Saturday, August 27, 2011

IRENE, D-Day - 1

SHIP'S LOG:

The panic has begun! People are running around now trying get their boat ready for the "Advent of Irene" and most are throwing money around to do it. It is surprising, but then again maybe it is not, that so many are ill-prepared to deal with a serious weather event. People are our buying more fenders, and huge lengths of line, and new pennants, and are having divers check their moorings( if they are staying put) and putting on new chains and more chains, well the list is practically endless. All this preparation, which already should have been done, should have been accomplished with stores already on boats. All of the stuff should have been items that one would normally have on a boat. True, I did go out and by buy 50ft. of Dacron cord but that was to replace what I would be using up.

ABISHAG's two problems, the alternator and the Genoa were solved on Friday afternoon. The installation of the alternator was a simple process though I always find such things a source of terror. But with a little help, it went off without a hitch. The Genoa problem turned out to be a snag by the top furling car at the top of the mast. Johnny B. Good (real name by the way)got hoisted up to the top and in less time than it took to get him up and back down the problems was solved.
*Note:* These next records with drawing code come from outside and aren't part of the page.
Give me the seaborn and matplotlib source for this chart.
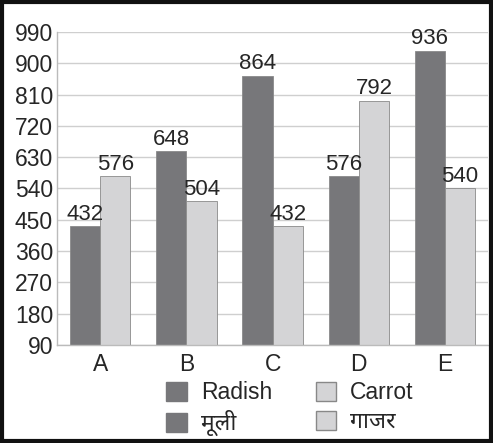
import pandas as pd
import matplotlib.pyplot as plt
import seaborn as sns
from matplotlib.patches import Patch, Rectangle
from matplotlib.ticker import FixedLocator

# data
categories = ['A', 'B', 'C', 'D', 'E']
radish = [432, 648, 864, 576, 936]
carrot = [576, 504, 432, 792, 540]
y_ticks = [90, 180, 270, 360, 450, 540, 630, 720, 810, 900, 990]

df = pd.DataFrame({
    'category': categories * 2,
    'value': radish + carrot,
    'crop': ['Radish'] * 5 + ['Carrot'] * 5,
})

sns.set_style('white')
plt.rcParams['font.family'] = ['Liberation Sans', 'Noto Sans Devanagari', 'Noto Sans', 'DejaVu Sans']

dark, light = '#77777a', '#d4d4d6'

fig = plt.figure(figsize=(4.93, 4.43), dpi=100)
ax = fig.add_axes([0.116, 0.221, 0.874, 0.707])

sns.barplot(data=df, x='category', y='value', hue='crop',
            palette=[dark, light], width=0.7, edgecolor='#8a8a8a',
            linewidth=0.6, legend=False, ax=ax)

for cont in ax.containers:
    ax.bar_label(cont, fontsize=16, padding=1)

ax.set_ylim(90, 990)
ax.set_yticks(y_ticks)
ax.set_xlim(-0.5, 4.5)
ax.yaxis.grid(True, color='#cfcfcf', linewidth=1)
ax.set_axisbelow(True)
ax.set_xlabel('')
ax.set_ylabel('')
ax.tick_params(axis='y', labelsize=16.5, length=0, pad=3)
ax.tick_params(axis='x', which='major', labelsize=16.5, length=0, pad=6)
ax.xaxis.set_minor_locator(FixedLocator([-0.5, 0.5, 1.5, 2.5, 3.5, 4.5]))
ax.tick_params(axis='x', which='minor', length=5, color='#bbbbbb', width=1)
for s in ['top', 'right']:
    ax.spines[s].set_visible(False)
for s in ['left', 'bottom']:
    ax.spines[s].set_color('#bbbbbb')
    ax.spines[s].set_linewidth(1)

handles = [Patch(facecolor=dark, edgecolor=dark), Patch(facecolor=dark, edgecolor=dark),
           Patch(facecolor=light, edgecolor='#888888'), Patch(facecolor=light, edgecolor='#888888')]
labels = ['Radish', 'मूली', 'Carrot', 'गाजर']
fig.legend(handles, labels, ncol=2, loc='center', bbox_to_anchor=(0.588, 0.077),
           frameon=False, fontsize=16.5, handlelength=0.9, handleheight=0.9,
           columnspacing=1.9, labelspacing=0.25, handletextpad=0.6)

fig.patches.append(Rectangle((0.004, 0.005), 0.992, 0.99, transform=fig.transFigure,
                             fill=False, edgecolor='#111111', linewidth=3))

fig.savefig('out.png', dpi=100)
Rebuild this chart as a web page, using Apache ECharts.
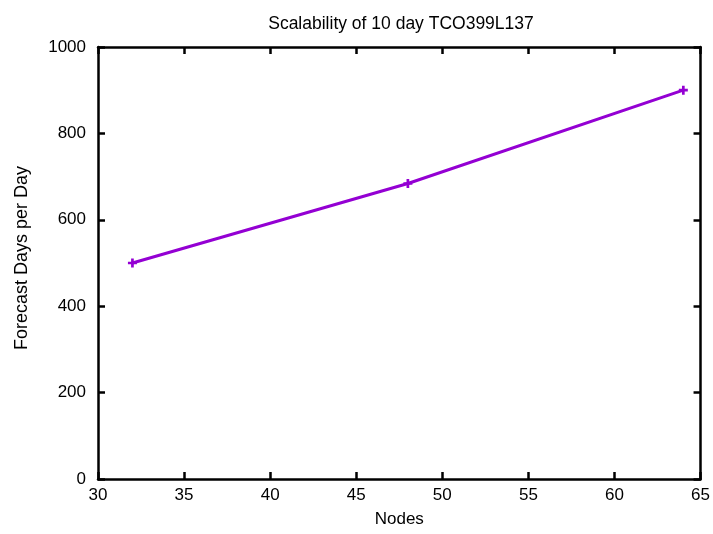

I put on a secondary set of pennants so that if the first should chaffe thru or break( they are 1 1/2 inches in diameter)they will do the job, though they are only 1 inch in diameter. All is of the deck. The sails are inside the boat. The life raft is inside as well. The dinghy is deflated in Henry's backyard, along with the outboard motor and gs cans. The dodger and bimini are removed and stored below, along with the Bar-B-Q, the radar reflector, the cockpit cushions, and everything else removable. The old saw is that what you leave on deck should be considered lost in a bad storm and Irene may just qualify as that.

I say may qualify for as of right now 12;43PM EST, she seems to be trending westward a bit and losing strength. She is whacking the outer banks of North Carolina and is going to brush along the coast of New Jersey and could very probably smack NYC head on. All of that travel over land is going to sap her a lot and as of right now, we are going to experience, not hurricane but a tropical storm, 40 -60mph winds, with the storm surge coming at low tide. I'll take that happily as it is so much better than what was being forecast only a day ago. Obviously things could still change but I am prepared for whatever. Now comes the tough part, the waiting!